Ces exigences sont financières et matérielles (connexion, équipement) mais aussi cognitives et culturelles (...)
Qui plus est, « le numérique administratif emporte des exigences propres qui le distingue radicalement des autres usages en ligne (loisir, ludiques, commerciaux, d’information). D’une part, parce qu’il est avant tout administratif : il suppose par conséquent un minimum d’autonomie administrative afin de se repérer dans l’univers et le langage administratifs ; d’autre part, parce que les effets d’une mauvaise manipulation sont sans commune mesure avec les autres usages en ligne : une erreur peut avoir des conséquences dramatiques en termes de suspension de droits, souvent indispensables à l’équilibre financier des ménages précaires dépendant du versement des prestations ».
« Une exclusion par le numérique »
L’obligation administrative à se connecter s’avère ainsi « très inégale entre les individus : une personne bénéficiaire de droits sociaux soumis à déclaration de ressources trimestrialisées a mécaniquement davantage l’obligation de se connecter qu’une personne ne percevant pas de prestations sociales ». On retrouve ici la fameuse double peine déjà décrite par le Credoc en 2016, et dénoncée, régulièrement, par de nombreuses associations et par le Défenseur des Droits. (...)
« Davantage que d’exclusion numérique, qui renverrait à un manque de compétences d’individus qui ne seraient pas à l’aise avec le numérique, cette inégale exposition à l’obligation de connexion conduit à parler d’exclusion par le numérique : ce sont prioritairement les normes implicites de la dématérialisation qui rendent ici les usagers incapables de demander leurs droits ».
Pierre Mazet propose ici un renversement : il invite à porter le regard « sur la production d’exclusions par les processus techniques » davantage « que sur les incapacités (numériques) des individus, qui les rendraient personnellement responsables du retrait de leurs droits ». (...)
Des effets d’incapacitation probablement sous-estimés
« On ne dispose pas aujourd’hui de chiffrages permettant d’objectiver l’impact de la dématérialisation sur le non-recours » ajoute Pierre Mazet. « Les retours de terrain sont en revanche tous convergents pour attester de l’ampleur du phénomène : agents de première ligne d’accueil, travailleurs sociaux ou bénévoles décrivent tous l’afflux de publics qui s’adressent à eux parce qu’ils ne savent pas faire avec le « numérique » …
Les recommandations pour une stratégie nationale pour un numérique inclusif en mai 2018 avaient identifié ces phénomènes de report des publics en difficulté avec le numérique auprès des Centres Communaux ou Intercommunaux d’Action Sociale, des mairies, des centres sociaux, voire même des médiathèques ou des bibliothèques.

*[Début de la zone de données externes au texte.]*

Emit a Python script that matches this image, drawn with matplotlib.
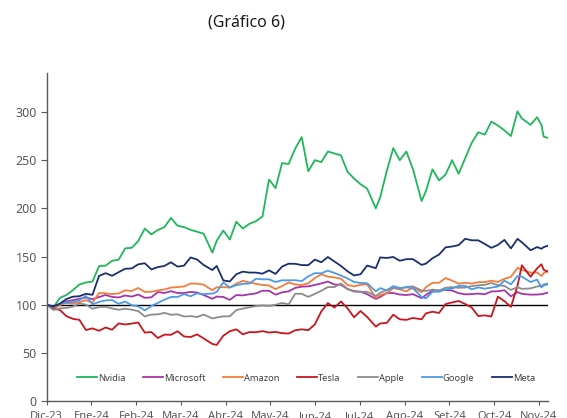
import matplotlib
matplotlib.use("Agg")
import matplotlib.pyplot as plt
import numpy as np

plt.rcParams['font.family'] = ['Noto Sans', 'DejaVu Sans']

# trading-day index since 29-Dec-2023
days = [0, 3, 6, 9, 12, 15, 18, 21, 24, 27, 30, 33, 36, 39, 42, 45, 48, 51, 54, 57,
        60, 63, 66, 69, 72, 76, 78, 81, 84, 87, 90, 93, 96, 99, 102, 105, 108, 111,
        114, 117, 120, 123, 126, 129, 132, 135, 138, 141, 144, 147, 151, 153, 156,
        159, 162, 165, 168, 172, 174, 177, 180, 183, 186, 189, 192, 195, 198, 201,
        204, 207, 210, 213, 216, 218, 222, 225, 227, 228, 230]

nvidia = [100, 97, 107, 110, 115, 121, 123, 124, 140, 140.5, 145.6, 146.6, 158.5, 159,
          166, 179, 173, 177.5, 180.5, 190, 182, 180.5, 177.7, 175.7, 173.7, 154, 166.4,
          177, 167.6, 186, 179, 184, 186.6, 191.6, 230, 221, 247, 246, 262, 274, 238.5,
          250, 248, 259, 257, 255, 238, 231, 225, 220.5, 200, 211.5, 238.5, 262.5, 250,
          259, 241, 207.6, 218, 240.5, 229, 235, 250, 236, 252, 268, 279, 276.5, 290,
          286, 281, 275, 300.7, 293.3, 286.7, 294.6, 286.6, 274.6, 273]
microsoft = [100, 97.8, 99.9, 103.3, 104.7, 106.1, 107.4, 105.7, 107.9, 110.1, 108, 107.5,
             109.5, 108.4, 110.5, 107.1, 107.6, 113.1, 112.1, 114, 112.1, 112.1, 113.2,
             112.6, 110, 106.1, 108.4, 108, 105, 110, 109.6, 110.8, 111.7, 114.5, 114.4,
             110.4, 112.8, 113.8, 117.4, 118.7, 119, 120.4, 122.1, 124, 120.9, 120.7,
             116.2, 114.1, 113.5, 110.9, 105.9, 108, 112, 112.1, 110.5, 110, 110.9, 106.8,
             110.1, 114.5, 114.6, 115.3, 114.7, 111.9, 110.7, 111, 111.5, 110.8, 113.7,
             113.9, 115, 108.6, 113.1, 111.2, 110.4, 110.5, 110.9, 111.4, 112.5]
amazon = [100, 95.2, 99.6, 101.8, 101, 102.7, 104.7, 102.1, 112.1, 111.8, 111, 111.6,
          114.9, 114.2, 117.3, 113.2, 113.4, 114.8, 115.8, 117.7, 118.3, 118.9, 121.9,
          121.8, 120.8, 114.9, 118.1, 118.2, 117.8, 121.8, 124.7, 123.1, 121.6, 120.5,
          119.9, 116.1, 119.3, 123.1, 121, 120.3, 122.2, 127.6, 131.6, 129, 128.3, 127,
          120.5, 119, 120.6, 121.2, 107.1, 109.8, 112, 117.3, 115.9, 113.9, 117.5, 112.8,
          118.2, 122.7, 122.7, 127.6, 125, 121.8, 122.7, 121.9, 123.4, 123.4, 124.9,
          123.6, 126.8, 128.9, 138.2, 136.1, 133.3, 133.5, 129.7, 132.6, 135.4]
tesla = [100, 95.7, 94.6, 88.1, 85.3, 84.2, 73.7, 75.4, 72.9, 76.3, 74, 80.5, 79.4, 80.4,
         81.5, 71, 71.6, 65.4, 68.9, 68.7, 72.4, 67, 66.4, 69.1, 65, 59.2, 58.2, 67.7,
         72.4, 74.4, 69.2, 71.5, 71.4, 72.5, 71.1, 71.7, 70.4, 70, 73.4, 74.4, 73.5, 79.4,
         93.1, 101.6, 97, 103.3, 96.3, 86.9, 93.4, 87.3, 77.2, 80.5, 81, 89.6, 84.8, 84.2,
         86.2, 84.8, 91, 92.7, 91.4, 100.6, 102.3, 103.8, 100.7, 97, 88.2, 88.9, 87.7,
         108.3, 103.6, 97.7, 119.5, 140.9, 129, 137.7, 141.9, 136.3, 134]
apple = [100, 94.5, 96.1, 96.6, 98, 101.4, 99.9, 95.8, 97.5, 97.8, 96.1, 94.7, 95.8, 94.8,
         93.3, 87.8, 89.7, 89.9, 91.5, 89.5, 90, 87.7, 88.1, 87.2, 89.7, 85.7, 86.7, 87.9,
         87.9, 94.4, 95.9, 97.3, 98.6, 99.2, 98.7, 99.9, 101.8, 100.3, 111.3, 111.3, 108.1,
         111.2, 114.4, 118.3, 118.2, 122, 116.5, 113.5, 113.3, 113.4, 109, 112.3, 115.2,
         117.3, 116.6, 118.4, 119, 114.7, 114.3, 115.6, 114.6, 117.6, 118.2, 117.5, 117.8,
         119.2, 120.1, 120.6, 122.5, 120.2, 119.4, 115.3, 118.2, 116.4, 116.9, 118.9, 119.4,
         121, 122]
google = [100, 97.6, 100.9, 102.1, 102.7, 104.7, 109, 100.3, 102.9, 104.4, 104.8, 100.9,
          103.2, 99.4, 98.2, 94.1, 98.6, 101.8, 105.2, 108, 108, 111, 108.7, 111.8, 110.9,
          111.5, 113.3, 123.1, 117.8, 120.3, 121.6, 121.9, 126.9, 126.3, 126.3, 123.5,
          125.3, 125.3, 125.4, 124.5, 129.4, 132.7, 132.6, 135.3, 132.9, 130.2, 127.2,
          123.6, 122.5, 122.3, 113.8, 117.2, 114.8, 119.3, 117.3, 117.9, 117, 108, 106.5,
          113.4, 113.4, 115.9, 116.8, 119.5, 119.6, 115.9, 117.9, 116.6, 117.7, 118.8,
          124.9, 121.1, 129.6, 129.1, 123.5, 126, 118, 120, 121.1]
meta = [100, 98, 101, 105.8, 108.3, 108.8, 111.3, 110.2, 129.8, 132.7, 130, 133.7, 137.3,
        137.6, 141.9, 143, 136.6, 139, 140.2, 144, 139.5, 140.5, 149, 146.9, 141.2, 135.9,
        140.2, 125.2, 124.1, 131.6, 134.3, 133.3, 133.3, 132.2, 135.6, 131.9, 139.6, 142.5,
        142.4, 141.1, 141, 146.8, 144, 149.5, 144.8, 140.2, 134.7, 130.3, 131.6, 140.6,
        137.9, 149, 148.5, 149.5, 145.6, 147.2, 147.3, 141.3, 142.6, 148.2, 152, 159.5,
        160.4, 161.8, 168.4, 166.8, 166.8, 163, 159, 162, 167.2, 158.4, 168.3, 164.8,
        156.5, 159.8, 158, 159.7, 161.3]

series_names = ["Nvidia", "Microsoft", "Amazon", "Tesla", "Apple", "Google", "Meta"]
series_vals = [nvidia, microsoft, amazon, tesla, apple, google, meta]
colors = ["#1FB75A", "#A536A8", "#F47C3C", "#C8161D", "#8C8C8C", "#4C9BE8", "#1B2F6E"]

month_labels = ["Dic-23", "Ene-24", "Feb-24", "Mar-24", "Abr-24", "May-24", "Jun-24",
                "Jul-24", "Ago-24", "Set-24", "Oct-24", "Nov-24"]
y_ticks = [0, 50, 100, 150, 200, 250, 300]

fig = plt.figure(figsize=(5.67, 4.18), dpi=100)
ax = fig.add_axes([0.0824, 0.0407, 0.8841, 0.7835])

ax.axhline(100, color="#000000", lw=1.0, zorder=1)
for name, vals, c in zip(series_names, series_vals, colors):
    ax.plot(days, vals, color=c, lw=1.3, label=name, zorder=2)

ax.set_xlim(0, 230)
ax.set_ylim(0, 340)
ax.set_yticks(y_ticks)
tick_pos = [k * 20.53 for k in range(len(month_labels))]
ax.set_xticks(tick_pos)
ax.set_xticklabels(month_labels)

for s in ["top", "right"]:
    ax.spines[s].set_visible(False)
for s in ["left", "bottom"]:
    ax.spines[s].set_color("#595959")
    ax.spines[s].set_linewidth(1.0)
ax.tick_params(axis="y", direction="out", length=4, color="#595959", labelsize=9,
               labelcolor="#595959", pad=3)
ax.tick_params(axis="x", direction="out", length=3, color="#595959", labelsize=8,
               labelcolor="#595959", pad=4)

leg = ax.legend(loc="center", bbox_to_anchor=(0.517, 0.070), ncol=7, frameon=False,
                fontsize=6.7, handlelength=2.15, handletextpad=0.1, columnspacing=1.9,
                labelcolor="#404040", borderpad=0)

fig.text(0.434, 0.945, "(Gráfico 6)", ha="center", va="center", fontsize=11.5,
         color="#1a1a1a")

fig.savefig("out.png", dpi=100)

Dans une enquête menée dans un quartier prioritaire de la politique de la Ville, des chercheurs, Gwenhaël Burgy, Vincent Dubois et Thierry Renaudier avaient qualifié « d’intermédiaires publics par débordement » ces acteurs publics de proximité qui viennent en aide aux personnes pour réaliser des démarches.
Ces acteurs et ces dispositifs d’inclusion numérique, ajoute Pierre Mazet « ont souvent en commun de recourir prioritairement à des acteurs non professionnels (associations de bénévoles et services civiques), de laisser relativement indéterminée la définition de l’autonomie visée (souvent réduite à la capacité à réaliser seuls les démarches administratives en ligne), sans engagement sur la pérennité des moyens mis en œuvre ».
Paradoxalement, conclut Pierre Mazet, « ces dispositifs de lutte contre les effets d’exclusion numérique dans le cadre de la dématérialisation risquent pourtant de passer à côté des enjeux de l’inclusion numérique. (…) Des formules expresses de médiation à un coup ne permettront donc ni aux individus d’acquérir des compétences numériques stables, ni aux organisations d’autonomiser leurs usagers, qui reviendront immanquablement demander de l’aide à la première modification de l’interface d’échange ».